What’s been the most exhausting interview for you?
Oh God. I was in Attica Prison last week, interviewing Danny Pelosi. It’s exhausting because he wants to tell his story all in one breath. And I’m trying to do an interview that’s going to be digestible for viewers and to get the truth out of him. Those are the interviews that are hard work, because you know you have exactly one hour in the prison to do it.
Did you feel that was also your most rewarding interview though?
You know, I’ve had a lot of rewarding interviews. And, a lot of times, it’s the connection you make with the family of the victim, or near-victim, or somebody who spills their heart out to you for the first time. And often times, it’s somebody who’s watched my shows and feels comfortable with doing it.
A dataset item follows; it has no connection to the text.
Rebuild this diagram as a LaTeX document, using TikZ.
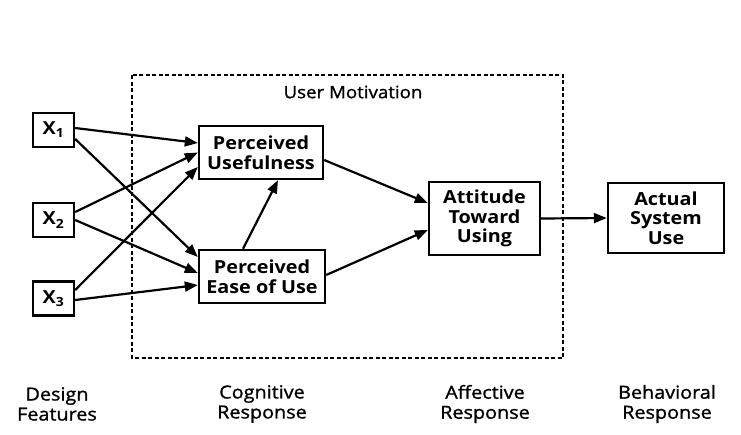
\documentclass[tikz,border=0pt]{standalone}
\usepackage{fontspec}
\setmainfont{Open Sans}[FakeStretch=1.1]
\newfontfamily\medfamily{Open Sans}[FakeStretch=1.1,FakeBold=1.2]
\usetikzlibrary{arrows.meta}
\newcommand{\boxfont}{\fontsize{18}{19.5}\selectfont\bfseries}
\newcommand{\labfont}{\medfamily\fontsize{18}{20}\selectfont}
\tikzset{
	box/.style={draw,line width=2.4pt,inner sep=0pt,align=center,font=\boxfont},
	xbox/.style={box,minimum width=41pt,minimum height=34pt},
	arr/.style={line width=2.2pt,-{Triangle[length=13pt,width=10pt]}},
	lab/.style={align=center,font=\labfont},
	dashbox/.style={line width=1.3pt,dash pattern=on 4pt off 2.5pt}
}
\begin{document}
\begin{tikzpicture}[x=1pt,y=-1pt]
	\useasboundingbox (0,0) rectangle (741,434);
	\draw[dashbox] (132,75) rectangle (563,358);
	\node[font=\medfamily\fontsize{17}{18}\selectfont] (motiv) at (353,92) {User Motivation};
	\node[xbox] (x1) at (53.5,130) {X\textsubscript{1}};
	\node[xbox] (x2) at (53.5,220) {X\textsubscript{2}};
	\node[xbox] (x3) at (53.5,298.5) {X\textsubscript{3}};
	\node[box,minimum width=124pt,minimum height=53pt] (pu) at (261,152.5) {Perceived\\Usefulness};
	\node[box,minimum width=126pt,minimum height=53pt] (peou) at (262,276.5) {Perceived\\Ease of Use};
	\node[box,minimum width=111pt,minimum height=73pt] (atu) at (484.5,218.5) {Attitude\\Toward\\Using};
	\node[box,minimum width=116pt,minimum height=70pt] (asu) at (666,218) {Actual\\System\\Use};
	\draw[arr] ([yshift=2pt]x1.east) -- ([yshift=9.5pt]pu.west);
	\draw[arr] ([yshift=-9pt]x1.east) -- ([yshift=19.5pt]peou.west);
	\draw[arr] ([yshift=8pt]x2.east) -- ([yshift=0pt]pu.west);
	\draw[arr] (x2.east) -- ([yshift=3.5pt]peou.west);
	\draw[arr] ([yshift=8.5pt]x3.east) -- ([yshift=-14.5pt]pu.west);
	\draw[arr] ([yshift=-1.5pt]x3.east) -- ([yshift=-8.5pt]peou.west);
	\draw[arr] ([xshift=-19pt]peou.north) -- ([xshift=17pt]pu.south);
	\draw[arr] ([yshift=-7.5pt]pu.east) -- ([yshift=15.5pt]atu.west);
	\draw[arr] ([yshift=1.5pt]peou.east) -- ([yshift=-11.5pt]atu.west);
	\draw[arr] (atu.east) -- (asu.west);
	\node[lab] (design) at (57,404) {Design\\Features};
	\node[lab] (cognitive) at (262,404) {Cognitive\\Response};
	\node[lab] (affective) at (485,404) {Affective\\Response};
	\node[lab] (behavioral) at (667,404) {Behavioral\\Response};
\end{tikzpicture}
\end{document}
All the interviews we did for Killer Instinct this season, people did it because they trusted us. They trusted me, they trusted the show, and they’re fans of ID, and they were willing to work with us, and I don’t take that responsibility lightly.
Do you have any cases that you would love to investigate that you haven’t had a chance to delve into yet?
Oh yeah. I mean, every time we do an interview with a DA or a detective, they always say, “I have three other stories that are worthy of you looking into.” That’s what gives this series so much of the longevity, is that every time we do a story, we get turned on to three more. So that’s season 4, 5, 6, 7, 8, 9, 10. It’s never-ending. I mean, crime doesn’t stop. And I suppose there’s job security in that [laughs], but we’re there to take a look at it. It never grows old to me. It’s just fascinating and I enjoy digging into it.